## Begin PROVIDED DATA

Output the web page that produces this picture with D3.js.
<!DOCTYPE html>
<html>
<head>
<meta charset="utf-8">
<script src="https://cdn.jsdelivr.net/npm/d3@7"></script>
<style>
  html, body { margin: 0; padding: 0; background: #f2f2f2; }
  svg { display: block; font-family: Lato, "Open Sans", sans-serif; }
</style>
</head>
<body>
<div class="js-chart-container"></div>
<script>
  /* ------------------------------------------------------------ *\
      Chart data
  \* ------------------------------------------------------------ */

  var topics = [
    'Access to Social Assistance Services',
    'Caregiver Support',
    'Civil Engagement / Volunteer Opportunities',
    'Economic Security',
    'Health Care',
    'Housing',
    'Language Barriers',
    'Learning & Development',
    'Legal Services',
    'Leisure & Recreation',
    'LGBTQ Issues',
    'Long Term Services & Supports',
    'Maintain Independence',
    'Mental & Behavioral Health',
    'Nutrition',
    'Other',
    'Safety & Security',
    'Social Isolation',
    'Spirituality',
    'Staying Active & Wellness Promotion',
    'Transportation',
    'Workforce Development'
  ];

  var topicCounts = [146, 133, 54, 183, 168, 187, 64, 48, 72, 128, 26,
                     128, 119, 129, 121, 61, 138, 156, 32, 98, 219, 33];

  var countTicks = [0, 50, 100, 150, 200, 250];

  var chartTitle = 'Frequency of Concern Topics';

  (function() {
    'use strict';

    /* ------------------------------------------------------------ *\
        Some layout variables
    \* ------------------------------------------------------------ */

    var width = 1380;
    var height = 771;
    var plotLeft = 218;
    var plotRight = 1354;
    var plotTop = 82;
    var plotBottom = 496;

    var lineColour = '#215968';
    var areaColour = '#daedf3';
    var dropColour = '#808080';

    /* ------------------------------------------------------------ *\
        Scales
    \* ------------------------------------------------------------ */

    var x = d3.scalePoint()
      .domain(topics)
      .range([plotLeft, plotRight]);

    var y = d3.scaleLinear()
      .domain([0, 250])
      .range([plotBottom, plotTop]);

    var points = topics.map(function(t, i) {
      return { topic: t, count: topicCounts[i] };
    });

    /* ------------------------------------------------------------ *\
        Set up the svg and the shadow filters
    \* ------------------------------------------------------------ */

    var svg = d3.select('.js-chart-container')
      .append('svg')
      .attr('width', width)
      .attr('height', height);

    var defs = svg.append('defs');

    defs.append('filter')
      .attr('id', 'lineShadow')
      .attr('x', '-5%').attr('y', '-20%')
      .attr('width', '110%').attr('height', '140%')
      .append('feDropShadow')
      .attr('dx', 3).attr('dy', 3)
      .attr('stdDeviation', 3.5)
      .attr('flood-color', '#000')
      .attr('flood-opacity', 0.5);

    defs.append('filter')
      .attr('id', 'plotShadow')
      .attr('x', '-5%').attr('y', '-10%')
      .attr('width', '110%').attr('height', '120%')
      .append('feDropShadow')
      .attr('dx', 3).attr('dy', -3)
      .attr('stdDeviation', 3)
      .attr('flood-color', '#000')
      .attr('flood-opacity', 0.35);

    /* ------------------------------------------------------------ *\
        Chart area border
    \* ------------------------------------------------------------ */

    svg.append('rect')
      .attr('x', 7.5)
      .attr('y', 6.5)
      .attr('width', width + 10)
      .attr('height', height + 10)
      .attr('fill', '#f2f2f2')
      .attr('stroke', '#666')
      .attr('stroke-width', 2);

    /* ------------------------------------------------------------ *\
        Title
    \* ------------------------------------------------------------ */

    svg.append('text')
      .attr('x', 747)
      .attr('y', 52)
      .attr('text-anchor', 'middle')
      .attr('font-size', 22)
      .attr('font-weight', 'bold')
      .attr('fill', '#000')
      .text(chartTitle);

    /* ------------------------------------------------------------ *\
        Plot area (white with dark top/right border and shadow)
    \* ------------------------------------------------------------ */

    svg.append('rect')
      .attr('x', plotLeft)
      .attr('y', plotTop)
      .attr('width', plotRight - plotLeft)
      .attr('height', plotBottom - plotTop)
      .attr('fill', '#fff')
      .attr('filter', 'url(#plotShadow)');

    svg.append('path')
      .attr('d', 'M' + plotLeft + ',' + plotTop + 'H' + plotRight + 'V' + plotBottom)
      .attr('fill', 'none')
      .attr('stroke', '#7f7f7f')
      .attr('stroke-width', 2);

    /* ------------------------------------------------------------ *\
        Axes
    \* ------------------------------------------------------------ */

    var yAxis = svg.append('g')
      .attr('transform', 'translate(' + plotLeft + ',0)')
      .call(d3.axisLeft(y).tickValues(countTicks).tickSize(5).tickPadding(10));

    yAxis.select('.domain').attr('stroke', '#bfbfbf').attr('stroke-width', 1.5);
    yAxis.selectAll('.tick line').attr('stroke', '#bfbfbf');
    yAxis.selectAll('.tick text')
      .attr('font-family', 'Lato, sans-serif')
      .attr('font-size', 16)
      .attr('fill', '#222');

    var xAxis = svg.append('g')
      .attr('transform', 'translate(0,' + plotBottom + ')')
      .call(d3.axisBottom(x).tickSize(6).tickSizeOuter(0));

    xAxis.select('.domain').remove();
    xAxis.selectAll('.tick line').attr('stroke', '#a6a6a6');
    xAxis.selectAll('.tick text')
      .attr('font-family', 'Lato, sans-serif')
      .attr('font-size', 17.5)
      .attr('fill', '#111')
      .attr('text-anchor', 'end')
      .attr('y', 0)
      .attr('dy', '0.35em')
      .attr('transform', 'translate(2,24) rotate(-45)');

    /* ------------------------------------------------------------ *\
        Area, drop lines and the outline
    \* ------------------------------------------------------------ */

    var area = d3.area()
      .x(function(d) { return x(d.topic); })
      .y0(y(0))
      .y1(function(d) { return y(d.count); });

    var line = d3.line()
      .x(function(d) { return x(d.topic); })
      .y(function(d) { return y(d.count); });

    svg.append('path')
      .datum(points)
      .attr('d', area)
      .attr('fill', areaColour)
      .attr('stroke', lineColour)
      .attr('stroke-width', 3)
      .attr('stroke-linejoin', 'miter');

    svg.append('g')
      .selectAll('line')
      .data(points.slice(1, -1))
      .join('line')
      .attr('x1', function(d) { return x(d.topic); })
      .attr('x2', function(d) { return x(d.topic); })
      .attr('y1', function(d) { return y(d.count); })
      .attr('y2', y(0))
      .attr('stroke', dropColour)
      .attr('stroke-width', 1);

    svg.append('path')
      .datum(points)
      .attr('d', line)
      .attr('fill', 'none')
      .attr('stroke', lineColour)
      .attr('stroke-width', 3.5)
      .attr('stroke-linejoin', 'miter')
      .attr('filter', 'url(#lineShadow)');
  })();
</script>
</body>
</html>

## End PROVIDED DATA

Go through the listing and print each line exactly as it appears.

Output the web page that produces this picture with D3.js.
<!DOCTYPE html>
<html>
<head>
<meta charset="utf-8">
<script src="https://cdn.jsdelivr.net/npm/d3@7"></script>
<style>
  html, body { margin: 0; padding: 0; background: #f2f2f2; }
  svg { display: block; font-family: Lato, "Open Sans", sans-serif; }
</style>
</head>
<body>
<div class="js-chart-container"></div>
<script>
  /* ------------------------------------------------------------ *\
      Chart data
  \* ------------------------------------------------------------ */

  var topics = [
    'Access to Social Assistance Services',
    'Caregiver Support',
    'Civil Engagement / Volunteer Opportunities',
    'Economic Security',
    'Health Care',
    'Housing',
    'Language Barriers',
    'Learning & Development',
    'Legal Services',
    'Leisure & Recreation',
    'LGBTQ Issues',
    'Long Term Services & Supports',
    'Maintain Independence',
    'Mental & Behavioral Health',
    'Nutrition',
    'Other',
    'Safety & Security',
    'Social Isolation',
    'Spirituality',
    'Staying Active & Wellness Promotion',
    'Transportation',
    'Workforce Development'
  ];

  var topicCounts = [146, 133, 54, 183, 168, 187, 64, 48, 72, 128, 26,
                     128, 119, 129, 121, 61, 138, 156, 32, 98, 219, 33];

  var countTicks = [0, 50, 100, 150, 200, 250];

  var chartTitle = 'Frequency of Concern Topics';

  (function() {
    'use strict';

    /* ------------------------------------------------------------ *\
        Some layout variables
    \* ------------------------------------------------------------ */

    var width = 1380;
    var height = 771;
    var plotLeft = 218;
    var plotRight = 1354;
    var plotTop = 82;
    var plotBottom = 496;

    var lineColour = '#215968';
    var areaColour = '#daedf3';
    var dropColour = '#808080';

    /* ------------------------------------------------------------ *\
        Scales
    \* ------------------------------------------------------------ */

    var x = d3.scalePoint()
      .domain(topics)
      .range([plotLeft, plotRight]);

    var y = d3.scaleLinear()
      .domain([0, 250])
      .range([plotBottom, plotTop]);

    var points = topics.map(function(t, i) {
      return { topic: t, count: topicCounts[i] };
    });

    /* ------------------------------------------------------------ *\
        Set up the svg and the shadow filters
    \* ------------------------------------------------------------ */

    var svg = d3.select('.js-chart-container')
      .append('svg')
      .attr('width', width)
      .attr('height', height);

    var defs = svg.append('defs');

    defs.append('filter')
      .attr('id', 'lineShadow')
      .attr('x', '-5%').attr('y', '-20%')
      .attr('width', '110%').attr('height', '140%')
      .append('feDropShadow')
      .attr('dx', 3).attr('dy', 3)
      .attr('stdDeviation', 3.5)
      .attr('flood-color', '#000')
      .attr('flood-opacity', 0.5);

    defs.append('filter')
      .attr('id', 'plotShadow')
      .attr('x', '-5%').attr('y', '-10%')
      .attr('width', '110%').attr('height', '120%')
      .append('feDropShadow')
      .attr('dx', 3).attr('dy', -3)
      .attr('stdDeviation', 3)
      .attr('flood-color', '#000')
      .attr('flood-opacity', 0.35);

    /* ------------------------------------------------------------ *\
        Chart area border
    \* ------------------------------------------------------------ */

    svg.append('rect')
      .attr('x', 7.5)
      .attr('y', 6.5)
      .attr('width', width + 10)
      .attr('height', height + 10)
      .attr('fill', '#f2f2f2')
      .attr('stroke', '#666')
      .attr('stroke-width', 2);

    /* ------------------------------------------------------------ *\
        Title
    \* ------------------------------------------------------------ */

    svg.append('text')
      .attr('x', 747)
      .attr('y', 52)
      .attr('text-anchor', 'middle')
      .attr('font-size', 22)
      .attr('font-weight', 'bold')
      .attr('fill', '#000')
      .text(chartTitle);

    /* ------------------------------------------------------------ *\
        Plot area (white with dark top/right border and shadow)
    \* ------------------------------------------------------------ */

    svg.append('rect')
      .attr('x', plotLeft)
      .attr('y', plotTop)
      .attr('width', plotRight - plotLeft)
      .attr('height', plotBottom - plotTop)
      .attr('fill', '#fff')
      .attr('filter', 'url(#plotShadow)');

    svg.append('path')
      .attr('d', 'M' + plotLeft + ',' + plotTop + 'H' + plotRight + 'V' + plotBottom)
      .attr('fill', 'none')
      .attr('stroke', '#7f7f7f')
      .attr('stroke-width', 2);

    /* ------------------------------------------------------------ *\
        Axes
    \* ------------------------------------------------------------ */

    var yAxis = svg.append('g')
      .attr('transform', 'translate(' + plotLeft + ',0)')
      .call(d3.axisLeft(y).tickValues(countTicks).tickSize(5).tickPadding(10));

    yAxis.select('.domain').attr('stroke', '#bfbfbf').attr('stroke-width', 1.5);
    yAxis.selectAll('.tick line').attr('stroke', '#bfbfbf');
    yAxis.selectAll('.tick text')
      .attr('font-family', 'Lato, sans-serif')
      .attr('font-size', 16)
      .attr('fill', '#222');

    var xAxis = svg.append('g')
      .attr('transform', 'translate(0,' + plotBottom + ')')
      .call(d3.axisBottom(x).tickSize(6).tickSizeOuter(0));

    xAxis.select('.domain').remove();
    xAxis.selectAll('.tick line').attr('stroke', '#a6a6a6');
    xAxis.selectAll('.tick text')
      .attr('font-family', 'Lato, sans-serif')
      .attr('font-size', 17.5)
      .attr('fill', '#111')
      .attr('text-anchor', 'end')
      .attr('y', 0)
      .attr('dy', '0.35em')
      .attr('transform', 'translate(2,24) rotate(-45)');

    /* ------------------------------------------------------------ *\
        Area, drop lines and the outline
    \* ------------------------------------------------------------ */

    var area = d3.area()
      .x(function(d) { return x(d.topic); })
      .y0(y(0))
      .y1(function(d) { return y(d.count); });

    var line = d3.line()
      .x(function(d) { return x(d.topic); })
      .y(function(d) { return y(d.count); });

    svg.append('path')
      .datum(points)
      .attr('d', area)
      .attr('fill', areaColour)
      .attr('stroke', lineColour)
      .attr('stroke-width', 3)
      .attr('stroke-linejoin', 'miter');

    svg.append('g')
      .selectAll('line')
      .data(points.slice(1, -1))
      .join('line')
      .attr('x1', function(d) { return x(d.topic); })
      .attr('x2', function(d) { return x(d.topic); })
      .attr('y1', function(d) { return y(d.count); })
      .attr('y2', y(0))
      .attr('stroke', dropColour)
      .attr('stroke-width', 1);

    svg.append('path')
      .datum(points)
      .attr('d', line)
      .attr('fill', 'none')
      .attr('stroke', lineColour)
      .attr('stroke-width', 3.5)
      .attr('stroke-linejoin', 'miter')
      .attr('filter', 'url(#lineShadow)');
  })();
</script>
</body>
</html>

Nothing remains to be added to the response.